**What this task involves:** Every line below that mentions the word "React" should be copied out.

**Data excerpts:**
▬▬▬

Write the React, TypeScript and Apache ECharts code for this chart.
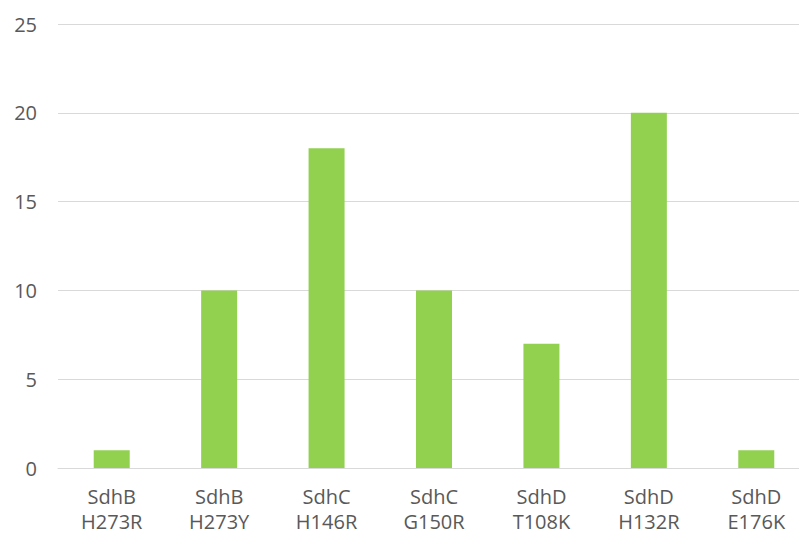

▬▬▬

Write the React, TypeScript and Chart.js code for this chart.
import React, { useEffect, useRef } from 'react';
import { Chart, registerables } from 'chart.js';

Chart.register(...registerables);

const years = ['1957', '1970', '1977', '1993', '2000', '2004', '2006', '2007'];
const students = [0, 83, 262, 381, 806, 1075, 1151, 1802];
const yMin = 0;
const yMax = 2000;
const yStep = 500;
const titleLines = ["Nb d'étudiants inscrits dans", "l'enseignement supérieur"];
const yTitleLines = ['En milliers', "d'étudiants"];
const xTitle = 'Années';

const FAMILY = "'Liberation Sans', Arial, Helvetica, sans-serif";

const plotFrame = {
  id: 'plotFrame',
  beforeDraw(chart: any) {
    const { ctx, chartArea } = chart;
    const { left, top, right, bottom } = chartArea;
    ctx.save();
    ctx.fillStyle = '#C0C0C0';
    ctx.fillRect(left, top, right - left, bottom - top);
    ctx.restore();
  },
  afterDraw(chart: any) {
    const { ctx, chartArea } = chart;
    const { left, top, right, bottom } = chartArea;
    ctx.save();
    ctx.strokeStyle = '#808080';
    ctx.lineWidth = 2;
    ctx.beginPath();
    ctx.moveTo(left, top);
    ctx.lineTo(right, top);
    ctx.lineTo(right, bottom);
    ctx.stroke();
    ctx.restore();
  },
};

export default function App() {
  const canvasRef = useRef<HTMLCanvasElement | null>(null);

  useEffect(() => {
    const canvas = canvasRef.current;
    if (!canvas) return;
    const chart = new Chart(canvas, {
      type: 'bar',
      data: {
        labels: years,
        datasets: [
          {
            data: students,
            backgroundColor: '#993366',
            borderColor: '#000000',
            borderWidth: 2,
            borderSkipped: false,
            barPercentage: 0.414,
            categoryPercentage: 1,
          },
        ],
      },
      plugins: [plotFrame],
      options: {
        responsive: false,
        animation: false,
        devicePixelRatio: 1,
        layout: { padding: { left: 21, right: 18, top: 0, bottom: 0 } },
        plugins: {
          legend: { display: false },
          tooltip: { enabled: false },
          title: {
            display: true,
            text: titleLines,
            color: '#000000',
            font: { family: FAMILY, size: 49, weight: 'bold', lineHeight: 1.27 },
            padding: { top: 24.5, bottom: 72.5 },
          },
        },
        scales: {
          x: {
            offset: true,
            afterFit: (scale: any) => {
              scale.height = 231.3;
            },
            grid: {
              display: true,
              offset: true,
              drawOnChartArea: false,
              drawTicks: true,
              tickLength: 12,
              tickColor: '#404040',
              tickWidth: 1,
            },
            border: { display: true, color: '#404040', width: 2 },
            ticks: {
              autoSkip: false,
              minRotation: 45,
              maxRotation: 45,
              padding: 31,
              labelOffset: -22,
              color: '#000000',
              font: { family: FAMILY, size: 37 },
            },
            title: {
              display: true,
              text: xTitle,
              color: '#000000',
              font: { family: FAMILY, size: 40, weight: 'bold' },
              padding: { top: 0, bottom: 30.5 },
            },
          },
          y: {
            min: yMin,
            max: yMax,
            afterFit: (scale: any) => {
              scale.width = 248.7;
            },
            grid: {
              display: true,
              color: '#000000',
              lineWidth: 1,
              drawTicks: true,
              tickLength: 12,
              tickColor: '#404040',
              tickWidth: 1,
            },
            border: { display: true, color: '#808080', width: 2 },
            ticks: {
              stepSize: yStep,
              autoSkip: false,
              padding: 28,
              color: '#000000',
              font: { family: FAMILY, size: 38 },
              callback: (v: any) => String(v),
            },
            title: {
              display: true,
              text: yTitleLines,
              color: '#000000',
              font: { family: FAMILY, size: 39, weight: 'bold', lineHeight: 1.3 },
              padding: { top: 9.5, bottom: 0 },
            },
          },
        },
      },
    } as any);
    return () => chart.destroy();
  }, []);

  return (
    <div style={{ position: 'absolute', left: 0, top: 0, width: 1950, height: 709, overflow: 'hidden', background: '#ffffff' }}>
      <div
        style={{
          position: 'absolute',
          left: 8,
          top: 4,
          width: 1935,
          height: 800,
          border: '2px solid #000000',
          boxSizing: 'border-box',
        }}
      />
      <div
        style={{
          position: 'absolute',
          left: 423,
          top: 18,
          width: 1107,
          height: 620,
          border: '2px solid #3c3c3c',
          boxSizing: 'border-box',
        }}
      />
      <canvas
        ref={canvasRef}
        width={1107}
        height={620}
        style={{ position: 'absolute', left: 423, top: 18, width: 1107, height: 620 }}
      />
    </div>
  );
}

▬▬▬

**Exercise output:**
Write the React, TypeScript and Apache ECharts code for this chart.
Write the React, TypeScript and Chart.js code for this chart.
import React, { useEffect, useRef } from 'react';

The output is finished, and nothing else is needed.